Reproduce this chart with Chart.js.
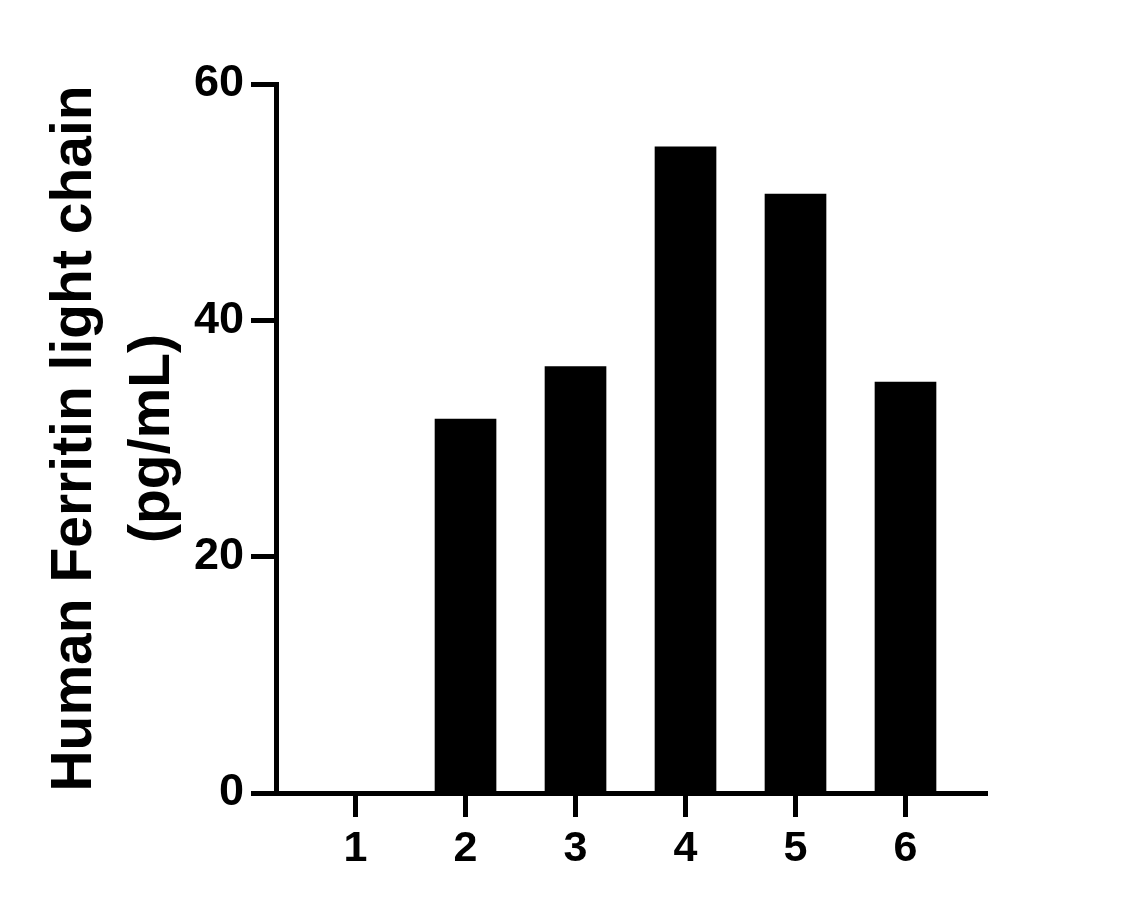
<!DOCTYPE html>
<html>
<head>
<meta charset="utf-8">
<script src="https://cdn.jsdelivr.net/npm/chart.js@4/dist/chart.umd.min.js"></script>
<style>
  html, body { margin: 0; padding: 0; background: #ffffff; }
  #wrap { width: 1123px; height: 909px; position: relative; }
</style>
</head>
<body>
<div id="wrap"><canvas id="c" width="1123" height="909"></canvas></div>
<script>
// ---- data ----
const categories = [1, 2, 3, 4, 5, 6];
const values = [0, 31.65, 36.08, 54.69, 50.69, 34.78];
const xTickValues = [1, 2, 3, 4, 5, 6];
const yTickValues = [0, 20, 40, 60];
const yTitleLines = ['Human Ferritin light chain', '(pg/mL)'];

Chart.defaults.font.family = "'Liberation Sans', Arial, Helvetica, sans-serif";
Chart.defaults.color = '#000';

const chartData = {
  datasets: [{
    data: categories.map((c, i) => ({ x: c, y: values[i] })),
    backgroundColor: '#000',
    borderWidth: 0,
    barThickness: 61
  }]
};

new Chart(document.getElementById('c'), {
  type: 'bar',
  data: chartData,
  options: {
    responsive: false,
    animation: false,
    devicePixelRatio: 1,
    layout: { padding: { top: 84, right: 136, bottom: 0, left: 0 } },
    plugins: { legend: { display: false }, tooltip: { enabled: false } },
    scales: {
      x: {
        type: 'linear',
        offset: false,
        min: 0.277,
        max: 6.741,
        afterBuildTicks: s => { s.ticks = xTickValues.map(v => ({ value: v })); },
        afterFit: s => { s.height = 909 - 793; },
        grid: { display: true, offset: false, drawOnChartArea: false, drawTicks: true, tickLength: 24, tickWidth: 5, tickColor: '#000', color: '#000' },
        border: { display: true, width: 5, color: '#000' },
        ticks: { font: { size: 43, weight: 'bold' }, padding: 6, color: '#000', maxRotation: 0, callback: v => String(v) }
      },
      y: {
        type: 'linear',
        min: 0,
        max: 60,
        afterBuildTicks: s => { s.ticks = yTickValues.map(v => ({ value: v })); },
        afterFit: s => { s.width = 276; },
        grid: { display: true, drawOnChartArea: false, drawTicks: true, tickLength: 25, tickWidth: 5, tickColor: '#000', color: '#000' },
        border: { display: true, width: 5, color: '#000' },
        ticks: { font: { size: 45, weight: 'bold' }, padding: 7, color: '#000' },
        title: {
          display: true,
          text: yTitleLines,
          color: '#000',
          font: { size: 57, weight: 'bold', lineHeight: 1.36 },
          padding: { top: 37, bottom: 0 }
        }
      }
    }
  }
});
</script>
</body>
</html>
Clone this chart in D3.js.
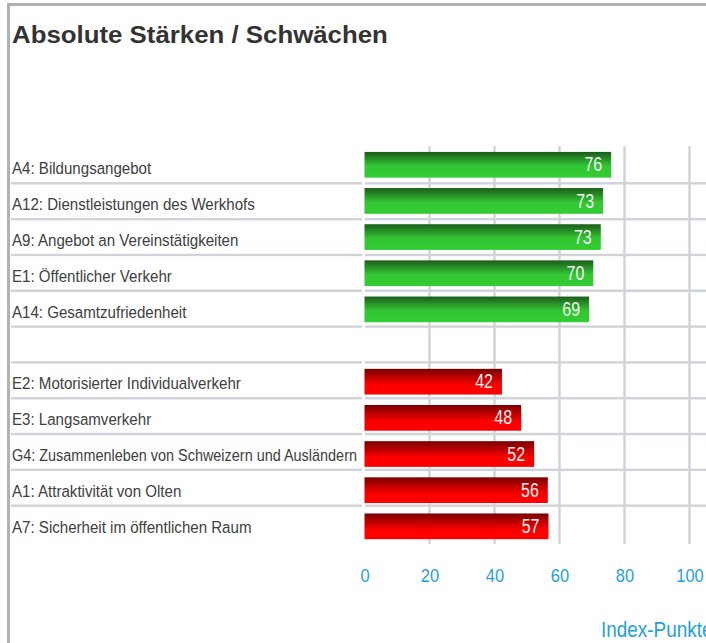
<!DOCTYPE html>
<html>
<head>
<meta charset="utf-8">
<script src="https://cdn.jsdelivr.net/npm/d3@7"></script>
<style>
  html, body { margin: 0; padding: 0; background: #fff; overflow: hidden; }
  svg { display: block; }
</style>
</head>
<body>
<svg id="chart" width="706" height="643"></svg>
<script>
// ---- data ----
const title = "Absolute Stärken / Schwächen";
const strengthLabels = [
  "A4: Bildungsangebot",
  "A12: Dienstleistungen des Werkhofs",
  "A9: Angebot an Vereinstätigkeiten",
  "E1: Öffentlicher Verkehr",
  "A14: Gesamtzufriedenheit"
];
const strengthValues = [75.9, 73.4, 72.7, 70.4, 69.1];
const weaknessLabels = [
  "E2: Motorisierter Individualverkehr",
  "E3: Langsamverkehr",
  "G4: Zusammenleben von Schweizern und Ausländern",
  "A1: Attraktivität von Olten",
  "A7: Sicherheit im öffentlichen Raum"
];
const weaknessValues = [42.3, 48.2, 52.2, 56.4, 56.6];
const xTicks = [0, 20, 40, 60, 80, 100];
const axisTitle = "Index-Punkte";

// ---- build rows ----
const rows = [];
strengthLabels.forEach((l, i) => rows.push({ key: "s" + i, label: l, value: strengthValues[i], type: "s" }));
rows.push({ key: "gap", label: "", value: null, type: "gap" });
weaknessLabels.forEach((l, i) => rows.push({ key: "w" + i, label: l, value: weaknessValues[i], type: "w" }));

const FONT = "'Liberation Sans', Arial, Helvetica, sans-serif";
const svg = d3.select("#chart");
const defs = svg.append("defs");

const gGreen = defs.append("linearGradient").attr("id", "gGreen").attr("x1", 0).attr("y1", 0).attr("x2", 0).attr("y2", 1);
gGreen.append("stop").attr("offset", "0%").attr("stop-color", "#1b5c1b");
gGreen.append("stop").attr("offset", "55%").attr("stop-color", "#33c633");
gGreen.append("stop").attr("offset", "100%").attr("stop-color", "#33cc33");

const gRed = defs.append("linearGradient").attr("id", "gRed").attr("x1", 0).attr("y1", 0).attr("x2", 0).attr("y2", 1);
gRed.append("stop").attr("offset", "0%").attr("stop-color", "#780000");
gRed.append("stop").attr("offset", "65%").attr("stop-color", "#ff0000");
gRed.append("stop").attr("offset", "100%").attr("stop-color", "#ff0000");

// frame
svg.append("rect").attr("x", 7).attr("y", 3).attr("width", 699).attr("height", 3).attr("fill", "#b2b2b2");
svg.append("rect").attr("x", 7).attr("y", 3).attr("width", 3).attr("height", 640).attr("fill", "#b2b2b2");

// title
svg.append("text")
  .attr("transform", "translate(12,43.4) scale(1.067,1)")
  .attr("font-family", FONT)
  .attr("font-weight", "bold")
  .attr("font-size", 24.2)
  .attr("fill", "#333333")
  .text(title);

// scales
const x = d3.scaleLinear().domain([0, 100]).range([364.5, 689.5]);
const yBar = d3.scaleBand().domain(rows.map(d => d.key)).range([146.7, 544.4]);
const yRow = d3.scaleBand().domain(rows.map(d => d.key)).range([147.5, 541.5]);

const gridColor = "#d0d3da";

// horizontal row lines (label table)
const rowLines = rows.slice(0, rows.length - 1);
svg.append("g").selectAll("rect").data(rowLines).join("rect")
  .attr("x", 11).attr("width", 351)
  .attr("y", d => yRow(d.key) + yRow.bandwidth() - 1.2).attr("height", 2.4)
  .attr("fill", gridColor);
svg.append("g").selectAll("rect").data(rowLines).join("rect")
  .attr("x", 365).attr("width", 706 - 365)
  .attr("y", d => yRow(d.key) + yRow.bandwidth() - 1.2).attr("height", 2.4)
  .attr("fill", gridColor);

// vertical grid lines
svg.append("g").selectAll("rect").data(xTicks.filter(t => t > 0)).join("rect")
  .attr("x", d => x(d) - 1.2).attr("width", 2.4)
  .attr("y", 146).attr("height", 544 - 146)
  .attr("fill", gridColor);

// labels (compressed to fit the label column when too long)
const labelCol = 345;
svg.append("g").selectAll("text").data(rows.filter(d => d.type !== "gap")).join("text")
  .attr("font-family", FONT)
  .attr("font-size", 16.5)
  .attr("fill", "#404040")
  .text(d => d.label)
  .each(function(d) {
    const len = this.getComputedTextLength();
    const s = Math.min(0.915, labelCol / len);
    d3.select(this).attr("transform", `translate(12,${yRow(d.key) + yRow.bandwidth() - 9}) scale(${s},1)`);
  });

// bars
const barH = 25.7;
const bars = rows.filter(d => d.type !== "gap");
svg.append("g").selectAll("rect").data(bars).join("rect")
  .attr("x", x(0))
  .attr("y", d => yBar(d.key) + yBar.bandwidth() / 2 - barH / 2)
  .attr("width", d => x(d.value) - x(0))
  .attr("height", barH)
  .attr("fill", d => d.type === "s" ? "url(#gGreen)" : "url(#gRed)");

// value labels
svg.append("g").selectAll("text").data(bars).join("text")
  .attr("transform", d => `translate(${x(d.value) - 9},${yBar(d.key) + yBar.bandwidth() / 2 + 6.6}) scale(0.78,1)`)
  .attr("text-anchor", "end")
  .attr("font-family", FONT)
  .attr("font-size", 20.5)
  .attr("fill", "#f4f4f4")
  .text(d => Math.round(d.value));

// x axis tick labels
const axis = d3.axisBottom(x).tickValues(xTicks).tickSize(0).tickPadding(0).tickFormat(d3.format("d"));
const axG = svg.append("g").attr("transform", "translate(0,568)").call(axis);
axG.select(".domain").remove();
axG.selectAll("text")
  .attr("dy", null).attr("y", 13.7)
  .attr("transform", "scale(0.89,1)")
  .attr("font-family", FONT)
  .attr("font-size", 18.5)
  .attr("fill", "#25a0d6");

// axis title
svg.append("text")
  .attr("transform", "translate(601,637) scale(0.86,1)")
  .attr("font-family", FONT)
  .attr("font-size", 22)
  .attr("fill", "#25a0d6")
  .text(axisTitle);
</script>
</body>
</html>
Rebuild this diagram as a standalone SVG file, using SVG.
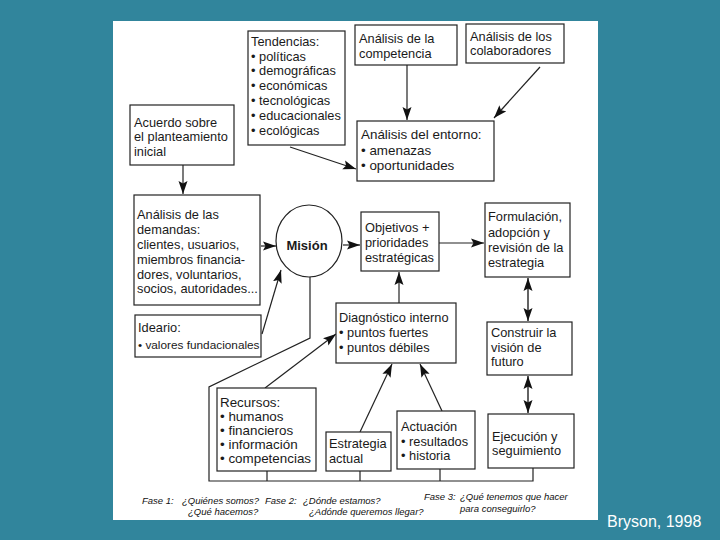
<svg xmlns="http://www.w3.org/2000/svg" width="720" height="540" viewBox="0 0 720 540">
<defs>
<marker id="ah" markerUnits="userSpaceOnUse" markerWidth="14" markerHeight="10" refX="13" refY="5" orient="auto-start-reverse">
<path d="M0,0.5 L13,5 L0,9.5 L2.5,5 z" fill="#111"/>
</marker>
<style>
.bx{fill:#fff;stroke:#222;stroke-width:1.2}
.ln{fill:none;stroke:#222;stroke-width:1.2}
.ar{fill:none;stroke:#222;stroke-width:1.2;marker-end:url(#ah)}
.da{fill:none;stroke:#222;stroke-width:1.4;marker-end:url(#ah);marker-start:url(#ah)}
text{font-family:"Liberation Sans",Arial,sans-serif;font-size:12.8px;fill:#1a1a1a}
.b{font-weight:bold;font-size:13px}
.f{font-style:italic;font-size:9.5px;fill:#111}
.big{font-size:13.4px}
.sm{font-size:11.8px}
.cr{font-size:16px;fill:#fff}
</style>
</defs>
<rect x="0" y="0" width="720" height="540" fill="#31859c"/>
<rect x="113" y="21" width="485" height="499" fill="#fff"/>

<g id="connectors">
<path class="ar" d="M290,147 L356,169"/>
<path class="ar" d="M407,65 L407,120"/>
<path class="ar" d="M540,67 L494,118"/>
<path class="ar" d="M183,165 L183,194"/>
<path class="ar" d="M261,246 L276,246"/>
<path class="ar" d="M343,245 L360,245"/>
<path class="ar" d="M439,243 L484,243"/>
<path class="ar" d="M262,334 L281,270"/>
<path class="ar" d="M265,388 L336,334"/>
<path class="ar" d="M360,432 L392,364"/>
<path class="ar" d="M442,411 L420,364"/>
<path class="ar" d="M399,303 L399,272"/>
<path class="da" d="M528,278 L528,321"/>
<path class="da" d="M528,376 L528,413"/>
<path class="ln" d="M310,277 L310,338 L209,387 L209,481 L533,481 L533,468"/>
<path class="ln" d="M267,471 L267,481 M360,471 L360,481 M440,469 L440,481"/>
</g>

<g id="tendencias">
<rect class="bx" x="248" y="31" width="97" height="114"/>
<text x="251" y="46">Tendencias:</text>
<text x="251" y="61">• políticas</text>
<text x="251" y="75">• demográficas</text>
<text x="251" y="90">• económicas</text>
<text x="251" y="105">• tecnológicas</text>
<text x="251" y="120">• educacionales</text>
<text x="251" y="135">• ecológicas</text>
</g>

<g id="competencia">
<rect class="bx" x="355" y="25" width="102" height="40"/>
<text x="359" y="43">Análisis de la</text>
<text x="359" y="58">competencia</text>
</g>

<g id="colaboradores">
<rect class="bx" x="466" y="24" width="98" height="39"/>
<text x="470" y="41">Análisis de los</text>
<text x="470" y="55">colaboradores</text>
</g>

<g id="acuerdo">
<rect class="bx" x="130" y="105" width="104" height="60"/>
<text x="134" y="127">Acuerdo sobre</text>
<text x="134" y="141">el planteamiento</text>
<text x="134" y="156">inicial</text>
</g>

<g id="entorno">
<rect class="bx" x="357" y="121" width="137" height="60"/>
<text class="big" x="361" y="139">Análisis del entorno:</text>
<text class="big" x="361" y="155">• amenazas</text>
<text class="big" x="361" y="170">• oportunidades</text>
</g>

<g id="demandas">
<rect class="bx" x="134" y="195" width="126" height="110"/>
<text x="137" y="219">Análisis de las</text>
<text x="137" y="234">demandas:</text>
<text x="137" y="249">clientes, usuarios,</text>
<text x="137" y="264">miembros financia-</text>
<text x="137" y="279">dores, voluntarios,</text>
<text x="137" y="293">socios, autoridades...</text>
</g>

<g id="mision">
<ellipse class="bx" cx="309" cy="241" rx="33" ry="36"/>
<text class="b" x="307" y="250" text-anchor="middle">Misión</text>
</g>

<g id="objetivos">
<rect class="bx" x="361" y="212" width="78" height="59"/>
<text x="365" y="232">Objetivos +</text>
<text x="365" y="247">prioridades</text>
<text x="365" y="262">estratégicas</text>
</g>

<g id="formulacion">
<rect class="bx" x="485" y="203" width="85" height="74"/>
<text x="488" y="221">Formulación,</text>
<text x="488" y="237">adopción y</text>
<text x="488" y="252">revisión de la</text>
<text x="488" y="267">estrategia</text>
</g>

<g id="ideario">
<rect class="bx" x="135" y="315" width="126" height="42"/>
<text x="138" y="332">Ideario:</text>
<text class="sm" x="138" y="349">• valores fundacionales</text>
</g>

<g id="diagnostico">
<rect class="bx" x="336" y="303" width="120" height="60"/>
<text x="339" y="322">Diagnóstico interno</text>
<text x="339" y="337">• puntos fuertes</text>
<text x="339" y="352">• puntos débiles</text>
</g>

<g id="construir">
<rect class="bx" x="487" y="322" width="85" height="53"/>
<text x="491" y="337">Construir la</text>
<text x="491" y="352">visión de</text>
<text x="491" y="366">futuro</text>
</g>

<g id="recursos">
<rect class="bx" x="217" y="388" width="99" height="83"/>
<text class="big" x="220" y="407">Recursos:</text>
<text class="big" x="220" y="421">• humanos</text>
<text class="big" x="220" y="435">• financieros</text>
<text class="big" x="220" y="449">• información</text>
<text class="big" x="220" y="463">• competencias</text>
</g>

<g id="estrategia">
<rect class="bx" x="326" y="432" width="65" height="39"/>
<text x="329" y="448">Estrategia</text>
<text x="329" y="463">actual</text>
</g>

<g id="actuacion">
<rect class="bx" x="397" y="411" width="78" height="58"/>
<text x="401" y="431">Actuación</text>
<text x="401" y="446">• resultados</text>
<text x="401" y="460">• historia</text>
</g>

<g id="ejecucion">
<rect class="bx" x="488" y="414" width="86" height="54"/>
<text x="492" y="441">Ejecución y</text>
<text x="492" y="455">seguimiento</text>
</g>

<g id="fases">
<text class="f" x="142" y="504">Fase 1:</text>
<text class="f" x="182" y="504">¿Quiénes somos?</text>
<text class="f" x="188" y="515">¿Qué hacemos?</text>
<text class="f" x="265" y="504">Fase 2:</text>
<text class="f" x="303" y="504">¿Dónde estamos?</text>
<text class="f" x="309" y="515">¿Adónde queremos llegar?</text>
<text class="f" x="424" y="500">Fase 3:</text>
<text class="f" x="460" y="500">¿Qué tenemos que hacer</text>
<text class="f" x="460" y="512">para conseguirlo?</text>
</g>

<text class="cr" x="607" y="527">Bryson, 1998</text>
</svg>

> [Work required] From the records above, copy exactly the stretch from the line holding "Clone this chart in D3.js." through the line holding "weaknessLabels.forEach((l, i) =>", both ends included, without the pictures.

> [Reply to the task]
Clone this chart in D3.js.
<!DOCTYPE html>
<html>
<head>
<meta charset="utf-8">
<script src="https://cdn.jsdelivr.net/npm/d3@7"></script>
<style>
  html, body { margin: 0; padding: 0; background: #fff; overflow: hidden; }
  svg { display: block; }
</style>
</head>
<body>
<svg id="chart" width="706" height="643"></svg>
<script>
// ---- data ----
const title = "Absolute Stärken / Schwächen";
const strengthLabels = [
  "A4: Bildungsangebot",
  "A12: Dienstleistungen des Werkhofs",
  "A9: Angebot an Vereinstätigkeiten",
  "E1: Öffentlicher Verkehr",
  "A14: Gesamtzufriedenheit"
];
const strengthValues = [75.9, 73.4, 72.7, 70.4, 69.1];
const weaknessLabels = [
  "E2: Motorisierter Individualverkehr",
  "E3: Langsamverkehr",
  "G4: Zusammenleben von Schweizern und Ausländern",
  "A1: Attraktivität von Olten",
  "A7: Sicherheit im öffentlichen Raum"
];
const weaknessValues = [42.3, 48.2, 52.2, 56.4, 56.6];
const xTicks = [0, 20, 40, 60, 80, 100];
const axisTitle = "Index-Punkte";

// ---- build rows ----
const rows = [];
strengthLabels.forEach((l, i) => rows.push({ key: "s" + i, label: l, value: strengthValues[i], type: "s" }));
rows.push({ key: "gap", label: "", value: null, type: "gap" });
weaknessLabels.forEach((l, i) => rows.push({ key: "w" + i, label: l, value: weaknessValues[i], type: "w" }));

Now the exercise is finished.